* SHORT EXERCISE: Write out again exactly the lines from the one containing "Recreate this image" through the one containing "from statistics import NormalDist", both included, and omit the pictures.

* LISTED ENTRIES:
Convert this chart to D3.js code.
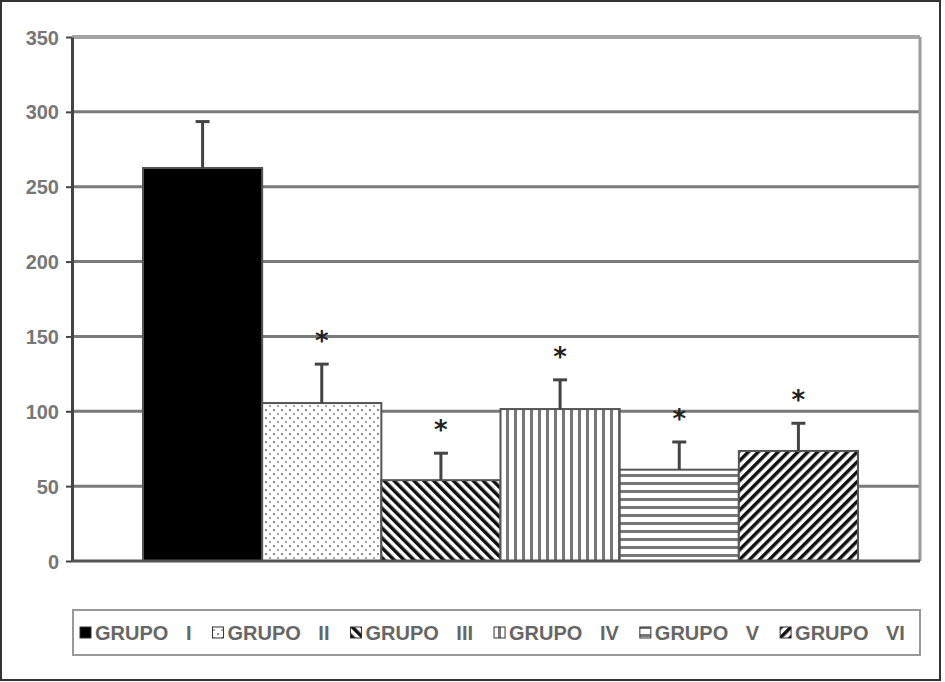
<!DOCTYPE html>
<html>
<head>
<meta charset="utf-8">
<script src="https://cdn.jsdelivr.net/npm/d3@7"></script>
<style>
  body { margin: 0; background: #fff; }
  svg { display: block; }
</style>
</head>
<body>
<svg id="chart" width="945" height="682"></svg>
<script>
// data
const groups = ["GRUPO I", "GRUPO II", "GRUPO III", "GRUPO IV", "GRUPO V", "GRUPO VI"];
const means  = [262.5, 105.5, 54, 101.5, 61, 73.5];
const errors = [31, 26, 18, 19.5, 18.5, 18.5];
const signif = [false, true, true, true, true, true];
const yTicks = [0, 50, 100, 150, 200, 250, 300, 350];
const fills  = ["solid", "dots", "diagBack", "vert", "horiz", "diagFwd"];

const svg = d3.select("#chart");
const plot = {left: 72, right: 920, top: 37, bottom: 561};

// outer frame
svg.append("rect").attr("x", 1).attr("y", 1).attr("width", 939).attr("height", 679)
    .attr("fill", "#fff").attr("stroke", "#333").attr("stroke-width", 2);

// patterns
const defs = svg.append("defs");
function pat(id, w, h, tf){
    let p = defs.append("pattern").attr("id", id).attr("patternUnits", "userSpaceOnUse")
        .attr("width", w).attr("height", h);
    if (tf) p.attr("patternTransform", tf);
    p.append("rect").attr("width", w).attr("height", h).attr("fill", "#fff");
    return p;
}
let p;
p = pat("dots", 8, 8);
p.append("rect").attr("x", 1).attr("y", 1).attr("width", 2).attr("height", 2).attr("fill", "#8a8a8a");
p.append("rect").attr("x", 5).attr("y", 5).attr("width", 2).attr("height", 2).attr("fill", "#a8a8a8");
p = pat("diagBack", 7, 7, "rotate(-45)");
p.append("rect").attr("width", 3.5).attr("height", 7).attr("fill", "#111");
p = pat("diagFwd", 7, 7, "rotate(45)");
p.append("rect").attr("width", 3.5).attr("height", 7).attr("fill", "#111");
p = pat("vert", 8, 8);
p.append("rect").attr("x", 2).attr("width", 3).attr("height", 8).attr("fill", "#777");
p = pat("horiz", 8, 8);
p.append("rect").attr("y", 2).attr("width", 8).attr("height", 3).attr("fill", "#777");

function fillOf(f){ return f === "solid" ? "#000" : "url(#" + f + ")"; }

// scales
const y = d3.scaleLinear().domain([0, 350]).range([plot.bottom, plot.top]);
const x = d3.scaleBand().domain(groups).range([143, 858]).padding(0);

// gridlines
svg.append("g").selectAll("line").data(yTicks.filter(t => t > 0 && t < 350)).join("line")
    .attr("x1", plot.left).attr("x2", plot.right)
    .attr("y1", d => y(d)).attr("y2", d => y(d))
    .attr("stroke", "#7a7a7a").attr("stroke-width", 3);

// plot border (top lighter, right side)
svg.append("line").attr("x1", plot.left).attr("x2", plot.right)
    .attr("y1", y(350)).attr("y2", y(350)).attr("stroke", "#a5a5a5").attr("stroke-width", 4);
svg.append("line").attr("x1", plot.right).attr("x2", plot.right)
    .attr("y1", y(350)).attr("y2", plot.bottom).attr("stroke", "#999").attr("stroke-width", 3);

// bars
svg.append("g").selectAll("rect").data(groups).join("rect")
    .attr("x", d => x(d))
    .attr("y", (d, i) => y(means[i]))
    .attr("width", x.bandwidth())
    .attr("height", (d, i) => plot.bottom - y(means[i]))
    .attr("fill", (d, i) => fillOf(fills[i]))
    .attr("stroke", "#555").attr("stroke-width", 2);

// error bars (upper only)
const eb = svg.append("g").attr("stroke", "#444").attr("stroke-width", 3);
groups.forEach((g, i) => {
    let cx = x(g) + x.bandwidth() / 2;
    eb.append("line").attr("x1", cx).attr("x2", cx)
        .attr("y1", y(means[i])).attr("y2", y(means[i] + errors[i]));
    eb.append("line").attr("x1", cx - 7).attr("x2", cx + 7)
        .attr("y1", y(means[i] + errors[i])).attr("y2", y(means[i] + errors[i]));
});

// significance stars
svg.append("g").selectAll("text").data(groups.filter((g, i) => signif[i])).join("text")
    .attr("x", d => x(d) + x.bandwidth() / 2)
    .attr("y", d => { let i = groups.indexOf(d); return y(means[i] + errors[i]) - 14; })
    .attr("text-anchor", "middle")
    .attr("font-family", "DejaVu Sans").attr("font-weight", "bold").attr("font-size", 26)
    .attr("fill", "#222").text("*");

// y axis
const yAxis = svg.append("g").attr("transform", `translate(${plot.left},0)`)
    .call(d3.axisLeft(y).tickValues(yTicks).tickSize(6).tickPadding(7).tickSizeOuter(0));
yAxis.select(".domain").attr("stroke", "#444").attr("stroke-width", 3);
yAxis.selectAll(".tick line").attr("stroke", "#444").attr("stroke-width", 2);
yAxis.selectAll(".tick text").attr("font-family", "Liberation Sans").attr("font-weight", "bold")
    .attr("font-size", 20).attr("fill", "#777").attr("dy", "0.35em");

// x baseline
svg.append("line").attr("x1", plot.left).attr("x2", plot.right)
    .attr("y1", plot.bottom).attr("y2", plot.bottom).attr("stroke", "#555").attr("stroke-width", 3);

// legend
svg.append("rect").attr("x", 73).attr("y", 610).attr("width", 847).attr("height", 45)
    .attr("fill", "#fff").attr("stroke", "#999").attr("stroke-width", 2);
const leg = svg.append("g");
let lx = 80;
groups.forEach((g, i) => {
    leg.append("rect").attr("x", lx).attr("y", 627).attr("width", 11).attr("height", 11)
        .attr("fill", fillOf(fills[i])).attr("stroke", "#333").attr("stroke-width", 1);
    let t = leg.append("text").attr("x", lx + 15).attr("y", 640)
        .attr("font-family", "Liberation Sans").attr("font-weight", "bold").attr("font-size", 20)
        .attr("word-spacing", 12).attr("fill", "#666").text(g);
    lx += 15 + t.node().getComputedTextLength() + 21;
});
</script>
</body>
</html>
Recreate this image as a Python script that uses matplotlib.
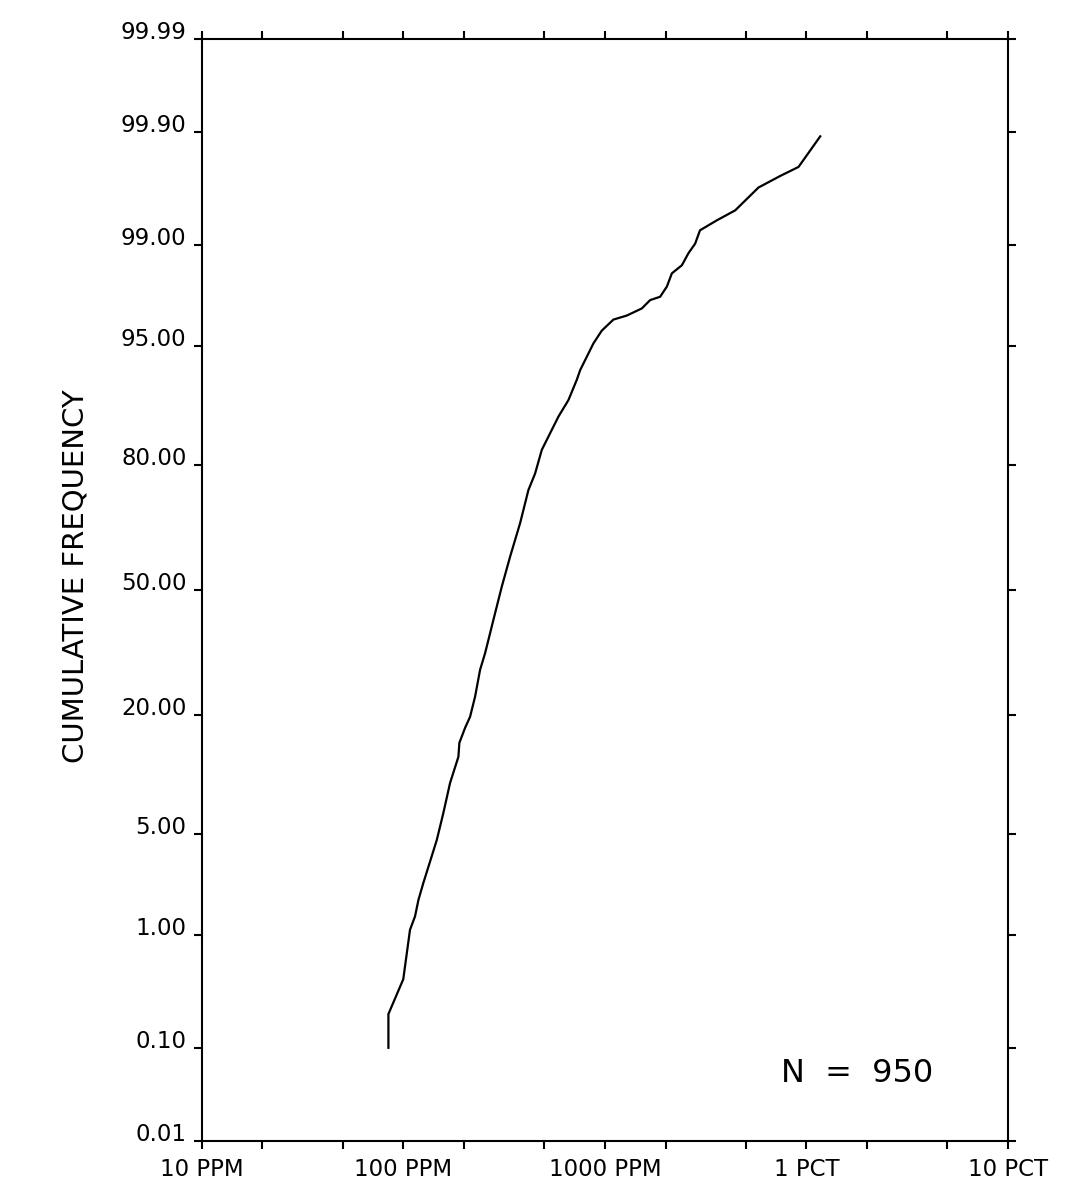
import numpy as np
import matplotlib
matplotlib.use("Agg")
import matplotlib.pyplot as plt
from matplotlib.ticker import FixedLocator, NullLocator, NullFormatter, LogLocator
from statistics import NormalDist

# concentration (ppm) vs cumulative frequency (%)
conc_ppm = np.array([84.4, 84.4, 100, 108, 114.4, 118.9, 125.8, 135.8, 146.7, 158.1,
                     170.7, 187.7, 189.8, 202.6, 214.5, 227.2, 240.5, 254.7, 264.5, 280,
                     296.5, 308.2, 338.9, 379.9, 417.7, 450.8, 486.9, 535.3, 588.5, 659.7,
                     726, 754, 878, 966, 1103, 1285, 1526, 1678, 1881, 2031,
                     2150, 2411, 2600, 2806, 2965, 3595, 4433, 5785, 7413, 9138, 11710])
cum_pct = np.array([0.10, 0.21, 0.43, 1.09, 1.38, 1.82, 2.40, 3.34, 4.58, 6.62,
                    9.64, 13.0, 15.1, 17.6, 19.6, 23.6, 29.5, 33.5, 36.8, 42.0,
                    47.3, 50.9, 58.9, 67.4, 75.0, 78.4, 82.8, 85.5, 87.9, 90.0,
                    92.2, 93.1, 95.2, 96.0, 96.6, 96.8, 97.13, 97.48, 97.61, 97.97,
                    98.37, 98.58, 98.85, 99.03, 99.24, 99.37, 99.48, 99.67, 99.74, 99.785, 99.89])

y_ticks = [0.01, 0.10, 1.00, 5.00, 20.00, 50.00, 80.00, 95.00, 99.00, 99.90, 99.99]
x_ticks = [10, 100, 1000, 10000, 100000]
x_labels = ["10 PPM", "100 PPM", "1000 PPM", "1 PCT", "10 PCT"]

nd = NormalDist()
_ppf = np.vectorize(nd.inv_cdf, otypes=[float])
_cdf = np.vectorize(nd.cdf, otypes=[float])


def prob_fwd(p):
    p = np.clip(np.asarray(p, dtype=float), 1e-7, 100 - 1e-7)
    return _ppf(p / 100.0)


def prob_inv(z):
    return _cdf(np.asarray(z, dtype=float)) * 100.0


fig = plt.figure(figsize=(10.82, 11.99), dpi=100)
ax = fig.add_axes([0.1864, 0.0484, 0.7452, 0.9191])

ax.plot(conc_ppm, cum_pct, color="black", lw=1.6)

ax.set_xscale("log")
ax.set_yscale("function", functions=(prob_fwd, prob_inv))
ax.set_xlim(10, 100000)
ax.set_ylim(0.01, 99.99)

ax.xaxis.set_major_locator(FixedLocator(x_ticks))
ax.set_xticklabels(x_labels)
ax.xaxis.set_minor_locator(LogLocator(base=10, subs=(2, 5)))
ax.xaxis.set_minor_formatter(NullFormatter())

ax.yaxis.set_major_locator(FixedLocator(y_ticks))
ax.set_yticklabels(["%.2f" % v for v in y_ticks])
ax.yaxis.set_minor_locator(NullLocator())

for s in ax.spines.values():
    s.set_linewidth(1.5)

ax.tick_params(which="both", direction="out", length=6, width=1.5,
               top=True, right=True, labeltop=False, labelright=False)
ax.tick_params(axis="x", labelsize=16.5, pad=6)
ax.tick_params(axis="y", labelsize=16.5, pad=5)
for t in ax.get_yticklabels():
    t.set_va("baseline")

ax.set_ylabel("CUMULATIVE FREQUENCY", fontsize=21, va="center")
ax.yaxis.set_label_coords(-0.156, 0.513)

ax.text(0.813, 0.061, "N  =  950", transform=ax.transAxes,
        ha="center", va="center", fontsize=23)

fig.savefig("out.png", dpi=100)
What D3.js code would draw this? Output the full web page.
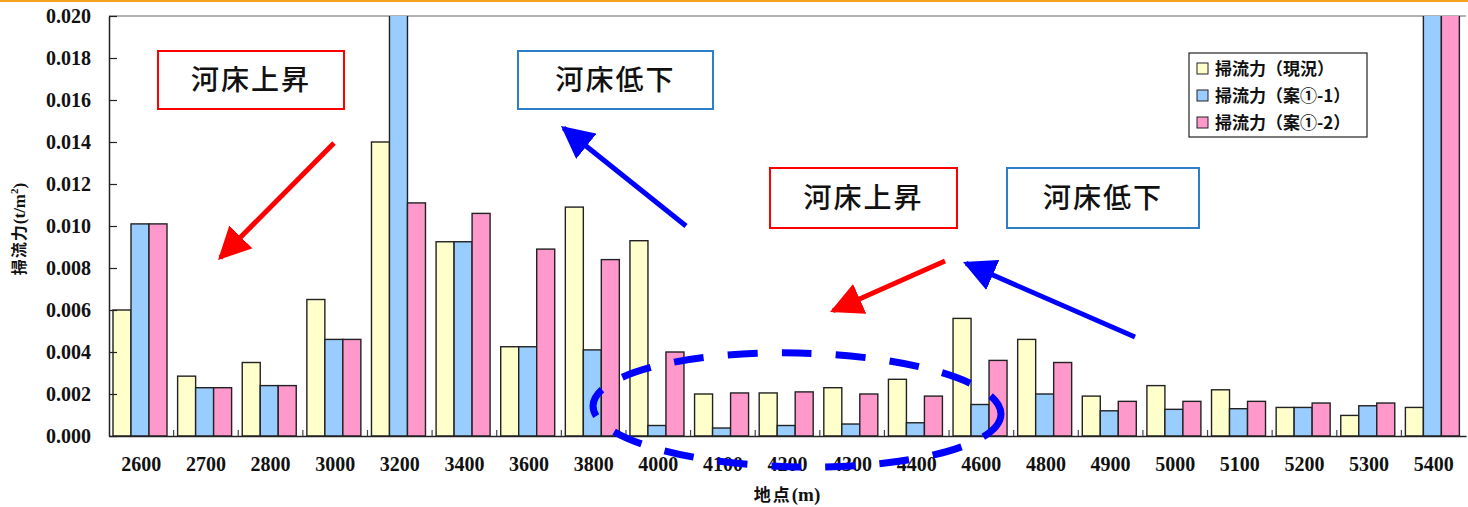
<!DOCTYPE html>
<html>
<head>
<meta charset="utf-8">
<script src="https://cdn.jsdelivr.net/npm/d3@7"></script>
<style>
  html, body { margin: 0; padding: 0; background: #fff; }
  svg { display: block; }
  .num { font-family: "Liberation Serif", "DejaVu Serif", serif; font-weight: bold; font-size: 20px; fill: #111; }
  .jp { font-family: "Noto Sans CJK JP", sans-serif; }
  .serif { font-family: "Liberation Serif", "DejaVu Serif", serif; }
</style>
</head>
<body>
<svg id="chart" width="1468" height="507"></svg>
<script>
// 地点 (m)
const categories = ["2600","2700","2800","3000","3200","3400","3600","3800","4000","4100","4200","4300","4400","4600","4800","4900","5000","5100","5200","5300","5400"];
// 掃流力 (t/m²) per case
const seriesNames = ["掃流力（現況）", "掃流力（案①-1）", "掃流力（案①-2）"];
const genkyo = [0.0060,0.00285,0.0035,0.0065,0.0140,0.00925,0.00425,0.0109,0.0093,0.0020,0.00205,0.0023,0.0027,0.0056,0.0046,0.0019,0.0024,0.0022,0.00136,0.00098,0.00136];
const an1 = [0.0101,0.0023,0.0024,0.0046,0.0215,0.00925,0.00425,0.0041,0.0005,0.00038,0.0005,0.00057,0.00063,0.0015,0.0020,0.0012,0.00127,0.0013,0.00136,0.00144,0.0215];
const an2 = [0.0101,0.0023,0.0024,0.0046,0.0111,0.0106,0.0089,0.0084,0.0040,0.00205,0.0021,0.0020,0.0019,0.0036,0.0035,0.00165,0.00165,0.00165,0.00157,0.00157,0.0215];
const yTicks = [0,0.002,0.004,0.006,0.008,0.010,0.012,0.014,0.016,0.018,0.020];
const colors = ["#FFFFCC", "#99CCFF", "#FF99CC"];

const svg = d3.select("#chart");
const W = 1468, H = 507;
const m = { left: 109, right: 1466, top: 16, bottom: 436 };

// orange rule across the top
svg.append("rect").attr("x", 0).attr("y", 0).attr("width", W).attr("height", 2).attr("fill", "#F5A31A");

const x = d3.scaleBand().domain(categories).range([m.left, m.right]).padding(0);
const x1 = d3.scaleBand().domain(d3.range(3)).range([4, 58]).padding(0);
const y = d3.scaleLinear().domain([0, 0.020]).range([m.bottom, m.top]);

const table = categories.map((c, i) => ({ c, v: [genkyo[i], an1[i], an2[i]] }));

// plot frame top edge in grey
svg.append("line").attr("x1", m.left).attr("x2", m.right).attr("y1", m.top).attr("y2", m.top)
  .attr("stroke", "#999").attr("stroke-width", 1.5);

svg.append("clipPath").attr("id", "plotClip").append("rect")
  .attr("x", m.left).attr("y", m.top).attr("width", m.right - m.left).attr("height", m.bottom - m.top);

const bars = svg.append("g").attr("clip-path", "url(#plotClip)");
bars.selectAll("g").data(table).join("g")
  .attr("transform", d => `translate(${x(d.c)},0)`)
  .selectAll("rect").data(d => d.v.map((v, k) => ({ v, k }))).join("rect")
  .attr("x", d => x1(d.k))
  .attr("y", d => y(d.v))
  .attr("width", x1.bandwidth())
  .attr("height", d => y(0) - y(d.v))
  .attr("fill", d => colors[d.k])
  .attr("stroke", "#222")
  .attr("stroke-width", 1.4);

// Y axis
const yAxis = svg.append("g").attr("transform", `translate(${m.left},0)`)
  .call(d3.axisLeft(y).tickValues(yTicks).tickFormat(d3.format(".3f")).tickSizeInner(-8).tickSizeOuter(0).tickPadding(18));
yAxis.select(".domain").attr("stroke", "#222").attr("stroke-width", 1.5);
yAxis.selectAll(".tick line").attr("stroke", "#222").attr("stroke-width", 1.2);
yAxis.selectAll("text").attr("class", "num");

// X axis
const xAxis = svg.append("g").attr("transform", `translate(0,${m.bottom})`)
  .call(d3.axisBottom(x).tickSize(0).tickPadding(21));
xAxis.select(".domain").attr("stroke", "#222").attr("stroke-width", 1.5);
xAxis.selectAll("text").attr("class", "num");
svg.append("g").selectAll("line").data(categories.slice(1)).join("line")
  .attr("x1", d => x(d)).attr("x2", d => x(d))
  .attr("y1", m.bottom).attr("y2", m.bottom - 6)
  .attr("stroke", "#444").attr("stroke-width", 1.2);

// axis titles: kanji in gothic, units in bold serif
const xl = svg.append("text")
  .attr("x", 787).attr("y", 501).attr("text-anchor", "middle")
  .attr("font-weight", "bold").attr("fill", "#111");
xl.append("tspan").attr("class", "jp").attr("font-size", 17).attr("letter-spacing", 2).text("地点");
xl.append("tspan").attr("class", "serif").attr("font-size", 19).text("(m)");

const yl = svg.append("text")
  .attr("transform", "translate(25,229) rotate(-90)").attr("text-anchor", "middle")
  .attr("font-weight", "bold").attr("fill", "#111");
yl.append("tspan").attr("class", "jp").attr("font-size", 16).attr("letter-spacing", 1).text("掃流力");
yl.append("tspan").attr("class", "serif").attr("font-size", 17).text("(t/m");
yl.append("tspan").attr("class", "serif").attr("dy", -7).attr("font-size", 11).text("2");
yl.append("tspan").attr("class", "serif").attr("dy", 7).attr("font-size", 17).text(")");

// legend
const lg = svg.append("g");
lg.append("rect").attr("x", 1189).attr("y", 53).attr("width", 178).attr("height", 84)
  .attr("fill", "#fff").attr("stroke", "#222").attr("stroke-width", 1.2);
seriesNames.forEach((s, k) => {
  const cy = 69 + k * 27;
  lg.append("rect").attr("x", 1197).attr("y", cy - 6).attr("width", 11).attr("height", 11)
    .attr("fill", colors[k]).attr("stroke", "#222").attr("stroke-width", 1);
  lg.append("text").attr("class", "jp").attr("x", 1215).attr("y", cy).attr("dy", "0.36em")
    .attr("font-size", 17).attr("font-weight", "bold").attr("fill", "#111").text(s);
});

// annotations: boxed labels
const notes = [
  { t: "河床上昇", x: 158, y: 51, w: 186, h: 58, c: "#FF0000" },
  { t: "河床低下", x: 518, y: 51, w: 195, h: 58, c: "#2E7FC8" },
  { t: "河床上昇", x: 770, y: 168, w: 187, h: 60, c: "#FF0000" },
  { t: "河床低下", x: 1007, y: 168, w: 192, h: 60, c: "#2E7FC8" }
];
notes.forEach(n => {
  svg.append("rect").attr("x", n.x).attr("y", n.y).attr("width", n.w).attr("height", n.h)
    .attr("fill", "#fff").attr("stroke", n.c).attr("stroke-width", 2);
  svg.append("text").attr("class", "jp").attr("x", n.x + n.w / 2).attr("y", n.y + n.h / 2)
    .attr("dy", "0.36em").attr("text-anchor", "middle").attr("font-size", 28)
    .attr("font-weight", 500).attr("letter-spacing", 2).attr("fill", "#111")
    .text(n.t);
});

// arrows
const defs = svg.append("defs");
[["arRed", "#FF0000"], ["arBlue", "#0000FF"]].forEach(([id, c]) => {
  defs.append("marker").attr("id", id).attr("viewBox", "0 0 10 10")
    .attr("refX", 9).attr("refY", 5).attr("markerWidth", 6.5).attr("markerHeight", 6.5)
    .attr("markerUnits", "strokeWidth").attr("orient", "auto")
    .append("path").attr("d", "M0,0 L10,5 L0,10 Z").attr("fill", c);
});
const arrows = [
  { x1: 334, y1: 143, x2: 218, y2: 260, m: "arRed", c: "#FF0000" },
  { x1: 686, y1: 226, x2: 561, y2: 126, m: "arBlue", c: "#0000FF" },
  { x1: 945, y1: 261, x2: 830, y2: 312, m: "arRed", c: "#FF0000" },
  { x1: 1135, y1: 337, x2: 963, y2: 262, m: "arBlue", c: "#0000FF" }
];
arrows.forEach(a => {
  const dx = a.x2 - a.x1, dy = a.y2 - a.y1, L = Math.hypot(dx, dy);
  const back = 5 * 6.5 * 0.1; // keep tip on target with marker refX
  svg.append("line").attr("x1", a.x1).attr("y1", a.y1)
    .attr("x2", a.x2 - dx / L * back).attr("y2", a.y2 - dy / L * back)
    .attr("stroke", a.c).attr("stroke-width", 5).attr("marker-end", `url(#${a.m})`);
});

// dashed ellipse around the low-shear reach
svg.append("ellipse").attr("cx", 797).attr("cy", 410).attr("rx", 204).attr("ry", 57)
  .attr("transform", "rotate(1.2,797,410)")
  .attr("fill", "none").attr("stroke", "#0000FF").attr("stroke-width", 7)
  .attr("stroke-dasharray", "30 24");
</script>
</body>
</html>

* RESULT BELOW:
Recreate this image as a Python script that uses matplotlib.
import numpy as np
import matplotlib
matplotlib.use("Agg")
import matplotlib.pyplot as plt
from matplotlib.ticker import FixedLocator, NullLocator, NullFormatter, LogLocator
from statistics import NormalDist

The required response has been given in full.